Wie in jedem anderen gerichtlichen Verfahren müssen in einem Parteiverbotsverfahren eindeutige Beweise vorgebracht werden. Die hohen Voraussetzungen für ein Parteiverbot stellen auch an diese Beweisführung erhebliche Ansprüche. Hierfür sind die Antragsberechtigten auch auf die Ermittlungen hierzu berufener staatlicher Institutionen angewiesen. Seinem gesetzlichen Auftrag entsprechend sammelt das Bundesamt für Verfassungsschutz Informationen über Bestrebungen, die gegen unsere freiheitliche demokratische Grundordnung gerichtet sind. Aufgrund ihrer immer deutlicher zu Tage tretenden Haltung, wird auch die AfD als Gesamtpartei in diesem Sinne als Verdachtsfall geführt. 
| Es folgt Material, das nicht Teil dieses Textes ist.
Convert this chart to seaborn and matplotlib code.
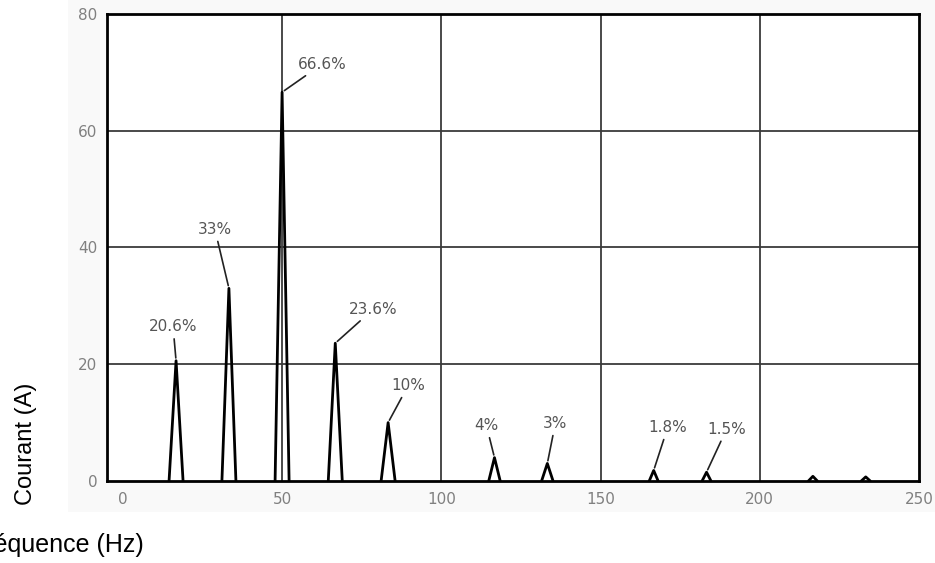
import matplotlib.pyplot as plt
from matplotlib.patches import Rectangle
import seaborn as sns
import pandas as pd

# harmonic lines (Hz, A)
freq_hz = [16.7, 33.3, 50.0, 66.7, 83.3, 116.7, 133.3, 166.7, 183.3, 216.7, 233.3]
current_a = [20.6, 33.0, 66.6, 23.6, 10.0, 4.0, 3.0, 1.8, 1.5, 0.8, 0.7]
peak_labels = ['20.6%', '33%', '66.6%', '23.6%', '10%', '4%', '3%', '1.8%', '1.5%', '', '']

x_ticks = [0, 50, 100, 150, 200, 250]
y_ticks = [0, 20, 40, 60, 80]
x_grid = [50, 100, 150, 200]
y_grid = [20, 40, 60]

# where each label sits relative to the tip of its peak (pixels)
label_offsets = [(-3, 34), (-14, 59), (40, 28), (38, 34), (20, 37),
                 (-8, 32), (8, 40), (14, 43), (20, 43), (0, 0), (0, 0)]

sns.set_style('white')

# each harmonic is drawn as a thin triangle sitting on the axis
rows = []
for i, (f, a) in enumerate(zip(freq_hz, current_a)):
    hw = 2.2 if a >= 10 else (1.8 if a >= 2.5 else 1.4)
    for x, y in [(f - hw, 0), (f, a), (f + hw, 0)]:
        rows.append({'peak': i, 'freq': x, 'amp': y})
df = pd.DataFrame(rows)

fig = plt.figure(figsize=(9.35, 5.63), dpi=100)
fig.patch.set_facecolor('white')
# faint grey backdrop of the scanned figure
fig.patches.append(Rectangle((0.0727, 0.0906), 1, 1, transform=fig.transFigure,
                             facecolor='#f9f9f9', edgecolor='none', zorder=-10))
ax = fig.add_axes([0.1144, 0.1457, 0.8684, 0.8295])
ax.set_facecolor('white')

sns.lineplot(data=df, x='freq', y='amp', units='peak', estimator=None, sort=False,
             color='black', linewidth=2.0, ax=ax, legend=False)

ax.set_xlim(-5, 250)
ax.set_ylim(0, 80)
ax.set_xticks(x_ticks)
ax.set_yticks(y_ticks)
# grid only on the inner lines, so keep minor ticks that sit on major ones
ax.xaxis.remove_overlapping_locs = False
ax.yaxis.remove_overlapping_locs = False
ax.set_xticks(x_grid, minor=True)
ax.set_yticks(y_grid, minor=True)
ax.grid(False)
ax.grid(which='minor', color='#3a3a3a', linewidth=1.3)
ax.set_axisbelow(True)
ax.tick_params(which='both', length=0)
ax.tick_params(axis='x', pad=8)
ax.tick_params(axis='y', pad=7)
for lab in ax.get_xticklabels() + ax.get_yticklabels():
    lab.set_fontsize(11)
    lab.set_color('#808080')
    lab.set_family('DejaVu Sans')
ax.set_xlabel('')
ax.set_ylabel('')

for side in ['left', 'right', 'top', 'bottom']:
    ax.spines[side].set_visible(True)
    ax.spines[side].set_color('black')
    ax.spines[side].set_linewidth(2)

for f, a, txt, off in zip(freq_hz, current_a, peak_labels, label_offsets):
    if not txt:
        continue
    ax.annotate(txt, xy=(f, a), xytext=off, textcoords='offset pixels',
                ha='center', va='center', fontsize=11, color='#555555',
                family='DejaVu Sans',
                arrowprops=dict(arrowstyle='-', color='#222222', lw=1.2,
                                shrinkA=1, shrinkB=2))

# axis titles sit outside the plot, as in the original page
fig.text(26 / 935, 1 - 444 / 563, 'Courant (A)', rotation=90, ha='center', va='center',
         fontsize=17, family='Liberation Sans', color='black')
fig.text(144 / 935, 11 / 563, 'Fréquence (Hz)', ha='right', va='baseline',
         fontsize=18, family='Liberation Sans', color='black')

fig.savefig('out.png', dpi=100)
Dass die AfD rechtmäßig durch das Bundesamt für Verfassungsschutz als Verdachtsfall beobachtet wird, hat nach dem Verwaltungsgericht Köln nun auch das Oberverwaltungsgericht Münster als Berufungsinstanz bestätigt. Das Bundesamt darf damit Erkenntnisse über die Handlungen der AfD auch mit nachrichtendienstlichen Mitteln sammeln. Die Auswertung dieser Erkenntnisse durch den Verfassungsschutz spielt auch für die SPD-Fraktion eine Rolle, wenn wir darüber entscheiden, ob wir uns für die Beantragung eines Verbots der AfD einsetzen. Es handelt sich um eine politische Entscheidung mit großer Tragweite, die wir uns als Teil des Verfassungsorgans Bundestag nicht leicht machen. Denn ein Antrag kann nur auf ein Verbot der Partei gerichtet sein und muss im Interesse seines Erfolges mit wasserdichten Belegen unterlegt werden. Die bloße richterliche Prüfung von verfassungsfeindlichen Bestrebungen der Partei kann nicht beantragt werden. Deshalb müssen wir jede Möglichkeit zur Beweissammlung nutzen, um schließlich darüber entscheiden zu können, ob wir den Weg nach Karlsruhe beschreiten.

Dies alles darf nicht darüber hinwegtäuschen, dass das rechtsextreme Gedankengut, das die AfD als Partei kanalisiert, nicht an erster Stelle durch ein Parteiverbot zu bekämpfen ist. In der sozialdemokratischen Tradition steht die SPD für eine demokratische Streitkultur, die Entkräftung von Verschwörungstheorien und politische Bildung im Kampf gegen den Rechtsextremismus. Das erste Ziel muss es deshalb sein, die AfD inhaltlich und politisch zu stellen, damit sie nicht mehr in unsere Parlamente gewählt wird.